--- BEGIN SOURCE EXCERPT ---
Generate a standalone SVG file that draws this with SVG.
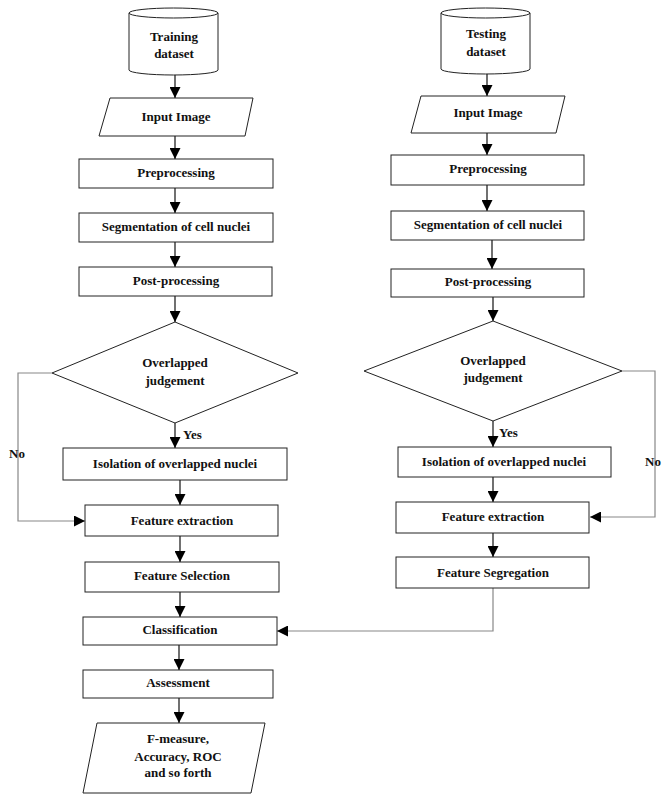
<svg xmlns="http://www.w3.org/2000/svg" width="670" height="802" viewBox="0 0 670 802">
<defs>
<style>
.box{fill:#fff;stroke:#222;stroke-width:1}
.t{font-family:"Liberation Serif","Times New Roman",serif;font-weight:bold;font-size:13px;fill:#111;text-anchor:middle}
.tl{font-family:"Liberation Serif","Times New Roman",serif;font-weight:bold;font-size:13px;fill:#111}
.c{fill:none;stroke:#111;stroke-width:1.2}
.g{fill:none;stroke:#888;stroke-width:1.2}
</style>
<marker id="ah" markerUnits="userSpaceOnUse" markerWidth="11" markerHeight="11" refX="10" refY="5" orient="auto" viewBox="0 0 10 10">
<path d="M0,0 L10,5 L0,10 z" fill="#000"/>
</marker>
</defs>
<rect width="670" height="802" fill="#fff"/>

<g id="connectors">
<path class="c" d="M175,74 V98" marker-end="url(#ah)"/>
<path class="c" d="M175,136 V159" marker-end="url(#ah)"/>
<path class="c" d="M175,188 V213" marker-end="url(#ah)"/>
<path class="c" d="M175,242 V267" marker-end="url(#ah)"/>
<path class="c" d="M175,296 V322" marker-end="url(#ah)"/>
<path class="c" d="M175,423 V448" marker-end="url(#ah)"/>
<path class="c" d="M180,480 V505" marker-end="url(#ah)"/>
<path class="c" d="M180,536 V562" marker-end="url(#ah)"/>
<path class="c" d="M180,592 V617" marker-end="url(#ah)"/>
<path class="c" d="M179,645 V670" marker-end="url(#ah)"/>
<path class="c" d="M179,698 V723" marker-end="url(#ah)"/>
<path class="g" d="M52,373 H18 V521 H85" marker-end="url(#ah)"/>
<path class="c" d="M487,72 V96" marker-end="url(#ah)"/>
<path class="c" d="M487,133 V155" marker-end="url(#ah)"/>
<path class="c" d="M487,185 V211" marker-end="url(#ah)"/>
<path class="c" d="M492,240 V269" marker-end="url(#ah)"/>
<path class="c" d="M493,297 V321" marker-end="url(#ah)"/>
<path class="c" d="M493,421 V447" marker-end="url(#ah)"/>
<path class="c" d="M493,477 V502" marker-end="url(#ah)"/>
<path class="c" d="M493,533 V557" marker-end="url(#ah)"/>
<path class="g" d="M493,588 V631 H277" marker-end="url(#ah)"/>
<path class="g" d="M622,371 H655 V517 H590" marker-end="url(#ah)"/>
<text class="tl" x="183" y="439">Yes</text>
<text class="tl" x="9" y="458">No</text>
<text class="tl" x="499" y="437">Yes</text>
<text class="tl" x="645" y="466">No</text>
</g>

<g id="train-dataset">
<path class="box" d="M129,13 V70 A44.5,5 0 0 0 218,70 V13"/>
<ellipse class="box" cx="173.5" cy="13" rx="44.5" ry="5"/>
<text class="t" x="174" y="41">Training</text>
<text class="t" x="174" y="58">dataset</text>
</g>
<g id="train-input">
<polygon class="box" points="110,98 253,98 245,136 99,136"/>
<text class="t" x="176" y="121">Input Image</text>
</g>
<g id="train-pre">
<rect class="box" x="79" y="159" width="194" height="29"/>
<text class="t" x="176" y="177">Preprocessing</text>
</g>
<g id="train-seg">
<rect class="box" x="79" y="213" width="194" height="29"/>
<text class="t" x="176" y="231">Segmentation of cell nuclei</text>
</g>
<g id="train-post">
<rect class="box" x="79" y="267" width="193" height="29"/>
<text class="t" x="176" y="285">Post-processing</text>
</g>
<g id="train-judge">
<polygon class="box" points="175,322 298,373 175,423 52,373"/>
<text class="t" x="175" y="367">Overlapped</text>
<text class="t" x="175" y="385">judgement</text>
</g>
<g id="train-iso">
<rect class="box" x="63" y="448" width="224" height="32"/>
<text class="t" x="175" y="468">Isolation of overlapped nuclei</text>
</g>
<g id="train-fe">
<rect class="box" x="85" y="505" width="193" height="31"/>
<text class="t" x="182" y="525">Feature extraction</text>
</g>
<g id="train-fs">
<rect class="box" x="85" y="562" width="194" height="30"/>
<text class="t" x="182" y="580">Feature Selection</text>
</g>
<g id="classification">
<rect class="box" x="83" y="617" width="194" height="28"/>
<text class="t" x="180" y="634">Classification</text>
</g>
<g id="assessment">
<rect class="box" x="83" y="670" width="190" height="28"/>
<text class="t" x="178" y="687">Assessment</text>
</g>
<g id="metrics">
<polygon class="box" points="97,723 265,723 251,793 83,793"/>
<text class="t" x="178" y="743">F-measure,</text>
<text class="t" x="178" y="761">Accuracy, ROC</text>
<text class="t" x="178" y="777">and so forth</text>
</g>

<g id="test-dataset">
<path class="box" d="M441,13 V69 A44.5,5 0 0 0 530,69 V13"/>
<ellipse class="box" cx="485.5" cy="13" rx="44.5" ry="5"/>
<text class="t" x="486" y="38">Testing</text>
<text class="t" x="486" y="56">dataset</text>
</g>
<g id="test-input">
<polygon class="box" points="421,96 565,96 556,133 411,133"/>
<text class="t" x="488" y="117">Input Image</text>
</g>
<g id="test-pre">
<rect class="box" x="391" y="155" width="193" height="30"/>
<text class="t" x="488" y="173">Preprocessing</text>
</g>
<g id="test-seg">
<rect class="box" x="391" y="211" width="193" height="29"/>
<text class="t" x="488" y="229">Segmentation of cell nuclei</text>
</g>
<g id="test-post">
<rect class="box" x="391" y="269" width="193" height="28"/>
<text class="t" x="488" y="286">Post-processing</text>
</g>
<g id="test-judge">
<polygon class="box" points="493,321 622,371 493,421 364,371"/>
<text class="t" x="493" y="365">Overlapped</text>
<text class="t" x="493" y="382">judgement</text>
</g>
<g id="test-iso">
<rect class="box" x="398" y="447" width="213" height="30"/>
<text class="t" x="504" y="466">Isolation of overlapped nuclei</text>
</g>
<g id="test-fe">
<rect class="box" x="396" y="502" width="193" height="31"/>
<text class="t" x="493" y="521">Feature extraction</text>
</g>
<g id="test-fseg">
<rect class="box" x="396" y="557" width="193" height="31"/>
<text class="t" x="493" y="577">Feature Segregation</text>
</g>
</svg>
--- END SOURCE EXCERPT ---
- **JOB**: All of the material above is to be copied exactly, except for its images.

- **RESPONSE**:
Generate a standalone SVG file that draws this with SVG.
<svg xmlns="http://www.w3.org/2000/svg" width="670" height="802" viewBox="0 0 670 802">
<defs>
<style>
.box{fill:#fff;stroke:#222;stroke-width:1}
.t{font-family:"Liberation Serif","Times New Roman",serif;font-weight:bold;font-size:13px;fill:#111;text-anchor:middle}
.tl{font-family:"Liberation Serif","Times New Roman",serif;font-weight:bold;font-size:13px;fill:#111}
.c{fill:none;stroke:#111;stroke-width:1.2}
.g{fill:none;stroke:#888;stroke-width:1.2}
</style>
<marker id="ah" markerUnits="userSpaceOnUse" markerWidth="11" markerHeight="11" refX="10" refY="5" orient="auto" viewBox="0 0 10 10">
<path d="M0,0 L10,5 L0,10 z" fill="#000"/>
</marker>
</defs>
<rect width="670" height="802" fill="#fff"/>

<g id="connectors">
<path class="c" d="M175,74 V98" marker-end="url(#ah)"/>
<path class="c" d="M175,136 V159" marker-end="url(#ah)"/>
<path class="c" d="M175,188 V213" marker-end="url(#ah)"/>
<path class="c" d="M175,242 V267" marker-end="url(#ah)"/>
<path class="c" d="M175,296 V322" marker-end="url(#ah)"/>
<path class="c" d="M175,423 V448" marker-end="url(#ah)"/>
<path class="c" d="M180,480 V505" marker-end="url(#ah)"/>
<path class="c" d="M180,536 V562" marker-end="url(#ah)"/>
<path class="c" d="M180,592 V617" marker-end="url(#ah)"/>
<path class="c" d="M179,645 V670" marker-end="url(#ah)"/>
<path class="c" d="M179,698 V723" marker-end="url(#ah)"/>
<path class="g" d="M52,373 H18 V521 H85" marker-end="url(#ah)"/>
<path class="c" d="M487,72 V96" marker-end="url(#ah)"/>
<path class="c" d="M487,133 V155" marker-end="url(#ah)"/>
<path class="c" d="M487,185 V211" marker-end="url(#ah)"/>
<path class="c" d="M492,240 V269" marker-end="url(#ah)"/>
<path class="c" d="M493,297 V321" marker-end="url(#ah)"/>
<path class="c" d="M493,421 V447" marker-end="url(#ah)"/>
<path class="c" d="M493,477 V502" marker-end="url(#ah)"/>
<path class="c" d="M493,533 V557" marker-end="url(#ah)"/>
<path class="g" d="M493,588 V631 H277" marker-end="url(#ah)"/>
<path class="g" d="M622,371 H655 V517 H590" marker-end="url(#ah)"/>
<text class="tl" x="183" y="439">Yes</text>
<text class="tl" x="9" y="458">No</text>
<text class="tl" x="499" y="437">Yes</text>
<text class="tl" x="645" y="466">No</text>
</g>

<g id="train-dataset">
<path class="box" d="M129,13 V70 A44.5,5 0 0 0 218,70 V13"/>
<ellipse class="box" cx="173.5" cy="13" rx="44.5" ry="5"/>
<text class="t" x="174" y="41">Training</text>
<text class="t" x="174" y="58">dataset</text>
</g>
<g id="train-input">
<polygon class="box" points="110,98 253,98 245,136 99,136"/>
<text class="t" x="176" y="121">Input Image</text>
</g>
<g id="train-pre">
<rect class="box" x="79" y="159" width="194" height="29"/>
<text class="t" x="176" y="177">Preprocessing</text>
</g>
<g id="train-seg">
<rect class="box" x="79" y="213" width="194" height="29"/>
<text class="t" x="176" y="231">Segmentation of cell nuclei</text>
</g>
<g id="train-post">
<rect class="box" x="79" y="267" width="193" height="29"/>
<text class="t" x="176" y="285">Post-processing</text>
</g>
<g id="train-judge">
<polygon class="box" points="175,322 298,373 175,423 52,373"/>
<text class="t" x="175" y="367">Overlapped</text>
<text class="t" x="175" y="385">judgement</text>
</g>
<g id="train-iso">
<rect class="box" x="63" y="448" width="224" height="32"/>
<text class="t" x="175" y="468">Isolation of overlapped nuclei</text>
</g>
<g id="train-fe">
<rect class="box" x="85" y="505" width="193" height="31"/>
<text class="t" x="182" y="525">Feature extraction</text>
</g>
<g id="train-fs">
<rect class="box" x="85" y="562" width="194" height="30"/>
<text class="t" x="182" y="580">Feature Selection</text>
</g>
<g id="classification">
<rect class="box" x="83" y="617" width="194" height="28"/>
<text class="t" x="180" y="634">Classification</text>
</g>
<g id="assessment">
<rect class="box" x="83" y="670" width="190" height="28"/>
<text class="t" x="178" y="687">Assessment</text>
</g>
<g id="metrics">
<polygon class="box" points="97,723 265,723 251,793 83,793"/>
<text class="t" x="178" y="743">F-measure,</text>
<text class="t" x="178" y="761">Accuracy, ROC</text>
<text class="t" x="178" y="777">and so forth</text>
</g>

<g id="test-dataset">
<path class="box" d="M441,13 V69 A44.5,5 0 0 0 530,69 V13"/>
<ellipse class="box" cx="485.5" cy="13" rx="44.5" ry="5"/>
<text class="t" x="486" y="38">Testing</text>
<text class="t" x="486" y="56">dataset</text>
</g>
<g id="test-input">
<polygon class="box" points="421,96 565,96 556,133 411,133"/>
<text class="t" x="488" y="117">Input Image</text>
</g>
<g id="test-pre">
<rect class="box" x="391" y="155" width="193" height="30"/>
<text class="t" x="488" y="173">Preprocessing</text>
</g>
<g id="test-seg">
<rect class="box" x="391" y="211" width="193" height="29"/>
<text class="t" x="488" y="229">Segmentation of cell nuclei</text>
</g>
<g id="test-post">
<rect class="box" x="391" y="269" width="193" height="28"/>
<text class="t" x="488" y="286">Post-processing</text>
</g>
<g id="test-judge">
<polygon class="box" points="493,321 622,371 493,421 364,371"/>
<text class="t" x="493" y="365">Overlapped</text>
<text class="t" x="493" y="382">judgement</text>
</g>
<g id="test-iso">
<rect class="box" x="398" y="447" width="213" height="30"/>
<text class="t" x="504" y="466">Isolation of overlapped nuclei</text>
</g>
<g id="test-fe">
<rect class="box" x="396" y="502" width="193" height="31"/>
<text class="t" x="493" y="521">Feature extraction</text>
</g>
<g id="test-fseg">
<rect class="box" x="396" y="557" width="193" height="31"/>
<text class="t" x="493" y="577">Feature Segregation</text>
</g>
</svg>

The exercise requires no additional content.